I don’t manage risk well.  If you give me a bunch of facts and stats and ask me to change my behavior, good luck.  For the past couple years of been treating my high blood pressure by inconsistent attempts at diet, sleeping better, and getting some exercise.  Anything but medication.  It’s a bad decision, and I know it pretty well because my job is health information outreach.  I’ve optimized articles on hypertension for the Web.

What did it take to get me back on medication?  I think my cardiologist actually threatened me.  Also, he woudn’t sign off on something else I needed, (ADD medication).  My sister had a similar experience.  She’s taking her high blood pressure meds because, as she says “I think the doctor said he was actually going to give me a stroke if I didn’t.”

Arguably, since I am only managing my own risk, I’m morally superior to the parents who won’t get their kids vaccinated.  But the moral element isn’t what I’m after today, it’s the thought process and how it might be changed.  My daytime job is basically health outreach.  Getting good information about health into the hands of people that need it.  Often I think we’re too timid.  We don’t want to offend anyone.  This keeps us from telling stories in a way that works.

Kids Dying in Swimming Pools

But first, let’s back up.  Swimming pools kill people.  So do guns.  If you let your kids play at a house a swimming pool you increase their risk.  If you let your kids play at a house where there are guns, you  also increase risk for your child.  Stasticaly, the swimming pool is FAR more dangerous.  But we feel more outraged by the guns.  Why?  We’ve accepted drownings as part of life.  Unfortunate accidents.  We think of them as something that happens passively.  An accidental shooting is active.  Someone DID something.  There is more guilt, some of which will always splash back on the parents.
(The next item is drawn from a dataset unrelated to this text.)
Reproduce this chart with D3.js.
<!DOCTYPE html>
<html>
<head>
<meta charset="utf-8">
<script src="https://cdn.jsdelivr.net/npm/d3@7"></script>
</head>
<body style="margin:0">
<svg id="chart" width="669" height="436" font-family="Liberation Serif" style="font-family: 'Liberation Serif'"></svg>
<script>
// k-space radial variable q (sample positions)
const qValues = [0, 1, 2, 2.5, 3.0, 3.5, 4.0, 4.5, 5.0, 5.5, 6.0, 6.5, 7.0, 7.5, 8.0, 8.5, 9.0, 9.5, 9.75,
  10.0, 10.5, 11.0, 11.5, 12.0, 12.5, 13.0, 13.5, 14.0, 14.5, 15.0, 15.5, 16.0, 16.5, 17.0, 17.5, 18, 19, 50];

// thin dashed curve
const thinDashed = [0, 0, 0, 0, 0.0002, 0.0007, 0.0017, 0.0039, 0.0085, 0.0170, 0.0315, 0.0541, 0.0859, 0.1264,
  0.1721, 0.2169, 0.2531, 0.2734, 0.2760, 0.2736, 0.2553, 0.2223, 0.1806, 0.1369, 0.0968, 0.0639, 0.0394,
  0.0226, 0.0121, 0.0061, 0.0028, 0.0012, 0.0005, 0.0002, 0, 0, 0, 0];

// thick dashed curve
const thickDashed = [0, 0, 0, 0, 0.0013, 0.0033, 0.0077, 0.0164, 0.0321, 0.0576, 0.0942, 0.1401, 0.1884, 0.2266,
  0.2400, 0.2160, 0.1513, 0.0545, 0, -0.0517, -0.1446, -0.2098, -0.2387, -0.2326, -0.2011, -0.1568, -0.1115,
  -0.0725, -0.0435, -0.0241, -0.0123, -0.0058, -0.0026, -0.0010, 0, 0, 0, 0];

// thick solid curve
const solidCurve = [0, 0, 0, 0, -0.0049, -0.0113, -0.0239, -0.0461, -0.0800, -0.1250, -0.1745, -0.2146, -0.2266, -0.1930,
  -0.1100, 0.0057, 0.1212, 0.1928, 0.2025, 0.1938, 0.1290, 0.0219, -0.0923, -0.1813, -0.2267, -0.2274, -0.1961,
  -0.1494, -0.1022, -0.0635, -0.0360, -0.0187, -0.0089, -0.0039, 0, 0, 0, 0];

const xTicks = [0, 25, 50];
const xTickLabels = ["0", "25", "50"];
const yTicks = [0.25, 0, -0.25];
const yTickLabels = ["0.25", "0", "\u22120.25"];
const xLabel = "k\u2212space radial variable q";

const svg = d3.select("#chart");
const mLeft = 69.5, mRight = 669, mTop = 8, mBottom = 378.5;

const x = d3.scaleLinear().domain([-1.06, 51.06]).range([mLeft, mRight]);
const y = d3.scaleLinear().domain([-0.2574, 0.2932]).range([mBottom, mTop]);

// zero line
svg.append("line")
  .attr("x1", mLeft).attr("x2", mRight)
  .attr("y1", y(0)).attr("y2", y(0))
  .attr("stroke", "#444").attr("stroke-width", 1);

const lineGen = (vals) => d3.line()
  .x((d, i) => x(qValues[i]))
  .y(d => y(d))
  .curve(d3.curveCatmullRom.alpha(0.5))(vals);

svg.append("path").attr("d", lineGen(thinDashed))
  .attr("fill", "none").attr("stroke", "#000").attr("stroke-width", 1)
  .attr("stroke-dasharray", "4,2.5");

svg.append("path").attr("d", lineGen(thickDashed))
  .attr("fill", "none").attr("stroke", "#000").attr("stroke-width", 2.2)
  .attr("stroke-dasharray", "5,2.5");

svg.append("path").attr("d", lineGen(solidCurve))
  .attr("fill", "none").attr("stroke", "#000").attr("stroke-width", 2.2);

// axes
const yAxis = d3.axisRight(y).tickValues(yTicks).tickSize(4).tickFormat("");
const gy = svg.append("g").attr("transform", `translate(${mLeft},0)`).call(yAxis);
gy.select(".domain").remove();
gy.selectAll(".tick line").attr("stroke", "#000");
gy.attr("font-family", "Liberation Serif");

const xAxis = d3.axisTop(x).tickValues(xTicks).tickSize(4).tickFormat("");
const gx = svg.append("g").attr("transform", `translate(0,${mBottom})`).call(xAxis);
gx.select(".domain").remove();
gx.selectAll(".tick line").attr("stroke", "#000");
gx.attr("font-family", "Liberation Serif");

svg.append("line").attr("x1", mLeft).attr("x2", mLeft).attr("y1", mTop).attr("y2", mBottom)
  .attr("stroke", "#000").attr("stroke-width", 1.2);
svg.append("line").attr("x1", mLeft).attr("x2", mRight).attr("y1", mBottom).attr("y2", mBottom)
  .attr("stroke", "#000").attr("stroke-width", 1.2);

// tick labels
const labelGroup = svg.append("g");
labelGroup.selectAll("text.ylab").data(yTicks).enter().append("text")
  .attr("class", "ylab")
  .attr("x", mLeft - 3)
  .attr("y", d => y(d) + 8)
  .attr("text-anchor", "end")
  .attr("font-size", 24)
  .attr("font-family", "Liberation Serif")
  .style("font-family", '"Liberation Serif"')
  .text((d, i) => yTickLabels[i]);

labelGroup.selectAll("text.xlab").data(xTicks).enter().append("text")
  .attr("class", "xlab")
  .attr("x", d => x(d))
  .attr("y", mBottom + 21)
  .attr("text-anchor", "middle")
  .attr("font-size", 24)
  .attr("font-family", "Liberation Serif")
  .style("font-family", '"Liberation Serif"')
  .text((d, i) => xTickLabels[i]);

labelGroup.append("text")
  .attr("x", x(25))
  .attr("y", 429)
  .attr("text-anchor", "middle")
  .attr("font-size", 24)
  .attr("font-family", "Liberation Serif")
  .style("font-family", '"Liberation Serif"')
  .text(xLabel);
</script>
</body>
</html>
Just imagine two headlines, without any other facts:

Child Dies in Swimming Pool (add sub-head about tragic unfortunate accident)

Child Killed While Playing With Gun (add sub-head about “could have been prevented” or “poor supervision” maybe “charges pending”)
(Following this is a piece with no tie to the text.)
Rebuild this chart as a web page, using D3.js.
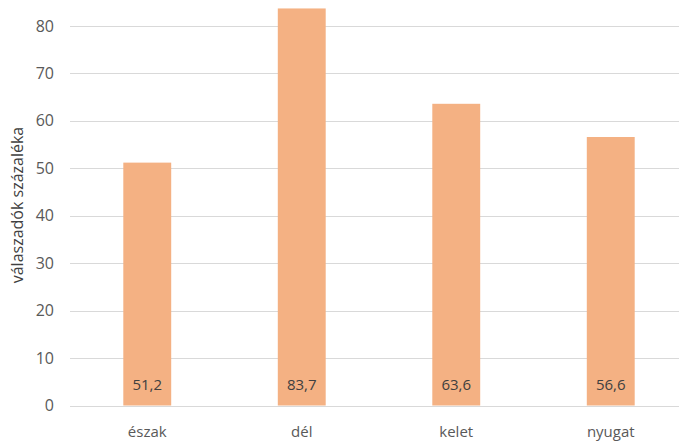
<!DOCTYPE html>
<html><head><meta charset="utf-8">
<script src="https://cdn.jsdelivr.net/npm/d3@7"></script>
<style>body{margin:0;background:#fff;}svg{display:block;}</style>
</head><body>
<svg id="c" width="679" height="442"></svg>
<script>
const categories = ["észak", "dél", "kelet", "nyugat"];
const values = [51.2, 83.7, 63.6, 56.6];
const valueLabels = ["51,2", "83,7", "63,6", "56,6"];
const yTicks = [0, 10, 20, 30, 40, 50, 60, 70, 80];
const yTitle = "válaszadók százaléka";

const svg = d3.select("#c");
const font = "'Open Sans', 'Noto Sans', sans-serif";
const x = d3.scaleBand().domain(categories).range([70, 688]).paddingInner(0.69).paddingOuter(0.345);
const y = d3.scaleLinear().domain([0, 80]).range([405.5, 26]);

const grid = svg.append("g");
grid.selectAll("line").data(yTicks).join("line")
  .attr("x1", 70).attr("x2", 688)
  .attr("y1", d => Math.round(y(d)) + 0.5).attr("y2", d => Math.round(y(d)) + 0.5)
  .attr("stroke", "#d9d9d9").attr("stroke-width", 1);

svg.append("g").selectAll("text").data(yTicks).join("text")
  .attr("x", 54).attr("y", d => y(d)).attr("dy", "0.35em")
  .attr("text-anchor", "end").attr("font-family", font).attr("font-size", 16)
  .attr("fill", "#595959").text(d => d);

svg.append("g").selectAll("rect").data(values).join("rect")
  .attr("x", (d, i) => x(categories[i])).attr("width", x.bandwidth())
  .attr("y", d => y(d)).attr("height", d => y(0) - y(d))
  .attr("fill", "#f4b183");

svg.append("g").selectAll("text").data(valueLabels).join("text")
  .attr("x", (d, i) => x(categories[i]) + x.bandwidth() / 2).attr("y", 385)
  .attr("dy", "0.35em").attr("text-anchor", "middle")
  .attr("font-family", font).attr("font-size", 15).attr("fill", "#404040").text(d => d);

svg.append("g").selectAll("text").data(categories).join("text")
  .attr("x", d => x(d) + x.bandwidth() / 2).attr("y", 432)
  .attr("dy", "0.35em").attr("text-anchor", "middle")
  .attr("font-family", font).attr("font-size", 15).attr("fill", "#595959").text(d => d);

svg.append("text")
  .attr("transform", "translate(17,205) rotate(-90)")
  .attr("dy", "0.35em").attr("text-anchor", "middle")
  .attr("font-family", font).attr("font-size", 16).attr("fill", "#404040").text(yTitle);
</script>
</body></html>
Both could actually be prevented with about the same level of safeguards and attention, but one we process as passive and one as active.
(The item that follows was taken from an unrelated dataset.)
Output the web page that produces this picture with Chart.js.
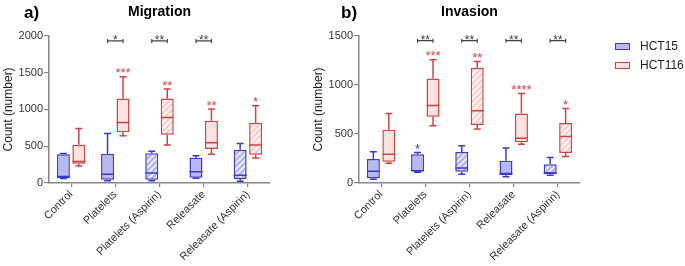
<!DOCTYPE html>
<html>
<head>
<meta charset="utf-8">
<script src="https://cdn.jsdelivr.net/npm/chart.js@4/dist/chart.umd.min.js"></script>
<style>
  body { margin: 0; background: #fff; font-family: "Liberation Sans", Arial, sans-serif; }
  #wrap { position: relative; width: 685px; height: 266px; overflow: hidden; }
  canvas { position: absolute; top: 0; }
  .panel { position: absolute; top: 4px; font-weight: bold; font-size: 17px; line-height: 17px; color: #000; }
  .leg { position: absolute; left: 615px; font-size: 12px; line-height: 12px; color: #222; }
  .leg span { position: absolute; left: 0; width: 13px; height: 5px; border: 1px solid; }
  .leg b { position: absolute; left: 25px; font-weight: normal; white-space: nowrap; }
</style>
</head>
<body>
<div id="wrap">
  <canvas id="migration" width="310" height="266" style="left:0"></canvas>
  <canvas id="invasion" width="375" height="266" style="left:310px"></canvas>
  <div class="panel" style="left:24px">a)</div>
  <div class="panel" style="left:341px">b)</div>
  <div class="leg" style="top:43px"><span style="background:#b9b9f2;border-color:#3a3acb"></span><b style="top:-3px">HCT15</b></div>
  <div class="leg" style="top:62px"><span style="background:#fde2e2;border-color:#cc4444"></span><b style="top:-3px">HCT116</b></div>
</div>
<script>
// categories + box stats [min, q1, median, q3, max]
var categories = ['Control', 'Platelets', 'Platelets (Aspirin)', 'Releasate', 'Releasate (Aspirin)'];
var hatched = [false, false, true, false, true];

var migrationHCT15 = [[60, 65, 90, 390, 400], [32, 45, 118, 398, 674], [32, 45, 136, 403, 430], [63, 72, 154, 344, 371], [23, 54, 104, 452, 538]];
var migrationHCT116 = [[230, 262, 292, 520, 740], [643, 688, 823, 1149, 1443], [516, 656, 891, 1149, 1276], [389, 462, 548, 846, 1005], [339, 385, 516, 819, 1050]];
var invasionHCT15 = [[37, 48, 119, 244, 319], [109, 119, 126, 292, 312], [88, 115, 153, 316, 380], [64, 78, 98, 227, 356], [78, 88, 105, 190, 261]];
var invasionHCT116 = [[200, 217, 292, 543, 709], [584, 675, 791, 1066, 1256], [550, 590, 736, 1174, 1239], [394, 414, 455, 709, 913], [271, 305, 475, 611, 760]];

// significance marks
var migrationStars15 = ['', '', '', '', ''];
var migrationStars116 = ['', '***', '**', '**', '*'];
var migrationPairStars = ['', '*', '**', '**', ''];
var invasionStars15 = ['', '*', '', '', ''];
var invasionStars116 = ['', '***', '**', '****', '*'];
var invasionPairStars = ['', '**', '**', '**', '**'];

var migrationTicks = [0, 500, 1000, 1500, 2000];
var invasionTicks = [0, 500, 1000, 1500];

Chart.defaults.font.family = '"Liberation Sans", Arial, sans-serif';
Chart.defaults.color = '#333';

var blue = '#3a3acb', blueFill = '#b9b9f2';
var red = '#cc4444', redFill = '#fde2e2';

function stripes(bg, fg) {
  var c = document.createElement('canvas');
  c.width = 6; c.height = 6;
  var x = c.getContext('2d');
  x.fillStyle = bg;
  x.fillRect(0, 0, 6, 6);
  x.strokeStyle = fg;
  x.lineWidth = 2.2;
  [0, 6, 12].forEach(function (s) {
    x.beginPath();
    x.moveTo(-1, s + 1);
    x.lineTo(s + 1, -1);
    x.stroke();
  });
  return x.createPattern(c, 'repeat');
}

var blueHatch = stripes('#ececfb', '#b0b0ee');
var redHatch = stripes('#fff6f6', '#f8cccc');

// whiskers, medians, stars and brackets on top of the floating bars
var boxPlugin = {
  id: 'boxWhiskers',
  afterDatasetsDraw: function (chart) {
    var ctx = chart.ctx, y = chart.scales.y;
    var opts = chart.options.plugins.boxWhiskers;
    ctx.save();
    ctx.lineWidth = 1.5;
    chart.data.datasets.forEach(function (ds, di) {
      var meta = chart.getDatasetMeta(di);
      meta.data.forEach(function (bar, i) {
        var s = ds.stats[i];
        var x = bar.x, hw = bar.width / 2;
        ctx.strokeStyle = ds.borderColor;
        ctx.beginPath();
        ctx.moveTo(x, y.getPixelForValue(s[3])); ctx.lineTo(x, y.getPixelForValue(s[4]));
        ctx.moveTo(x, y.getPixelForValue(s[1])); ctx.lineTo(x, y.getPixelForValue(s[0]));
        ctx.moveTo(x - 3.5, y.getPixelForValue(s[4])); ctx.lineTo(x + 3.5, y.getPixelForValue(s[4]));
        ctx.moveTo(x - 3.5, y.getPixelForValue(s[0])); ctx.lineTo(x + 3.5, y.getPixelForValue(s[0]));
        ctx.moveTo(x - hw, y.getPixelForValue(s[2])); ctx.lineTo(x + hw, y.getPixelForValue(s[2]));
        ctx.stroke();
        if (ds.stars[i]) {
          ctx.fillStyle = ds.borderColor;
          ctx.font = '13px "Liberation Sans", Arial';
          ctx.textAlign = 'center';
          ctx.textBaseline = 'alphabetic';
          ctx.fillText(ds.stars[i], x, y.getPixelForValue(s[4]) + 0.5);
        }
      });
    });
    // brackets between the two cell lines
    var m0 = chart.getDatasetMeta(0), m1 = chart.getDatasetMeta(1);
    var by = y.getPixelForValue(opts.bracketAt);
    ctx.strokeStyle = '#444';
    ctx.fillStyle = '#444';
    ctx.lineWidth = 1.2;
    opts.pairStars.forEach(function (st, i) {
      if (!st) return;
      var x0 = m0.data[i].x, x1 = m1.data[i].x;
      ctx.beginPath();
      ctx.moveTo(x0, by - 2); ctx.lineTo(x0, by + 2);
      ctx.moveTo(x0, by); ctx.lineTo(x1, by);
      ctx.moveTo(x1, by - 2); ctx.lineTo(x1, by + 2);
      ctx.stroke();
      ctx.font = '12px "Liberation Sans", Arial';
      ctx.textAlign = 'center';
      ctx.fillText(st, (x0 + x1) / 2, by + 3);
    });
    ctx.restore();
  }
};

function makePanel(id, title, ticks, hct15, hct116, stars15, stars116, pairStars, bracketAt, padRight) {
  return new Chart(document.getElementById(id), {
    type: 'bar',
    data: {
      labels: categories,
      datasets: [
        {
          label: 'HCT15',
          data: hct15.map(function (b) { return [b[1], b[3]]; }),
          stats: hct15,
          stars: stars15,
          backgroundColor: hatched.map(function (h) { return h ? blueHatch : blueFill; }),
          borderColor: blue,
          borderWidth: 1.5,
          borderSkipped: false,
          categoryPercentage: 0.7,
          barPercentage: 0.84
        },
        {
          label: 'HCT116',
          data: hct116.map(function (b) { return [b[1], b[3]]; }),
          stats: hct116,
          stars: stars116,
          backgroundColor: hatched.map(function (h) { return h ? redHatch : redFill; }),
          borderColor: red,
          borderWidth: 1.5,
          borderSkipped: false,
          categoryPercentage: 0.7,
          barPercentage: 0.84
        }
      ]
    },
    options: {
      responsive: false,
      animation: false,
      devicePixelRatio: 1,
      layout: { padding: { left: 0, right: padRight, top: 0, bottom: 0 } },
      plugins: {
        legend: { display: false },
        tooltip: { enabled: false },
        title: {
          display: true,
          text: title,
          fullSize: false,
          color: '#000',
          font: { size: 14, weight: 'bold' },
          padding: { top: 4, bottom: 15 }
        },
        boxWhiskers: { pairStars: pairStars, bracketAt: bracketAt }
      },
      scales: {
        x: {
          afterFit: function (s) { s.height = 83; },
          border: { display: true, color: '#888', width: 1.5 },
          grid: { drawOnChartArea: false, drawTicks: true, offset: false, tickLength: 4, color: '#888', lineWidth: 1.2 },
          ticks: { minRotation: 45, maxRotation: 45, padding: 1, font: { size: 11 }, color: '#333' }
        },
        y: {
          min: 0,
          max: ticks[ticks.length - 1],
          afterFit: function (s) { s.width = 49; },
          afterBuildTicks: function (s) { s.ticks = ticks.map(function (v) { return { value: v }; }); },
          border: { display: true, color: '#888', width: 1.5 },
          grid: { drawOnChartArea: false, drawTicks: true, tickLength: 5, color: '#888', lineWidth: 1.2 },
          ticks: { padding: 1, font: { size: 11 }, color: '#333', callback: function (v) { return String(v); } },
          title: { display: true, text: 'Count (number)', font: { size: 12 }, color: '#222', padding: { top: 1, bottom: 0 } }
        }
      }
    },
    plugins: [boxPlugin]
  });
}

makePanel('migration', 'Migration', migrationTicks, migrationHCT15, migrationHCT116, migrationStars15, migrationStars116, migrationPairStars, 1930, 40);
makePanel('invasion', 'Invasion', invasionTicks, invasionHCT15, invasionHCT116, invasionStars15, invasionStars116, invasionPairStars, 1450, 105);
</script>
</body>
</html>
Now to the vaccines.  Injecting a child with something is active.  Infectious diseases are, like swimming pools, a passive threat.  They are an unfortunate reality.  Tragic, but it happens.  Dying from a vaccination is an active event.  No matter how “correct” the decision may have seemed, that death will feel like the fault of the parent.

But passive and active are constructive, like foreground and background.  It all depends on how the story is told.  Instead of timid recitations of facts, here is how I would do a campaign to encourage parents to vaccinate their children:

Parents Letting Kids Die

Two kids, sitting across the table from each other.  Between them, a gun.  Yes, they are playing Russian Roulette, and Yes, we do show them taking turns and putting the gun to their head, while the parents watch.  Finally, the gun goes off and the kid collapses with the symptoms of swine flu.

Final message? “Take the gun away, get your children vaccinated.”  See? We’ve now converted swine flu into an active risk, and responsibility splashes back on the parents.

If anyone steals this idea, I hope they put it to good use.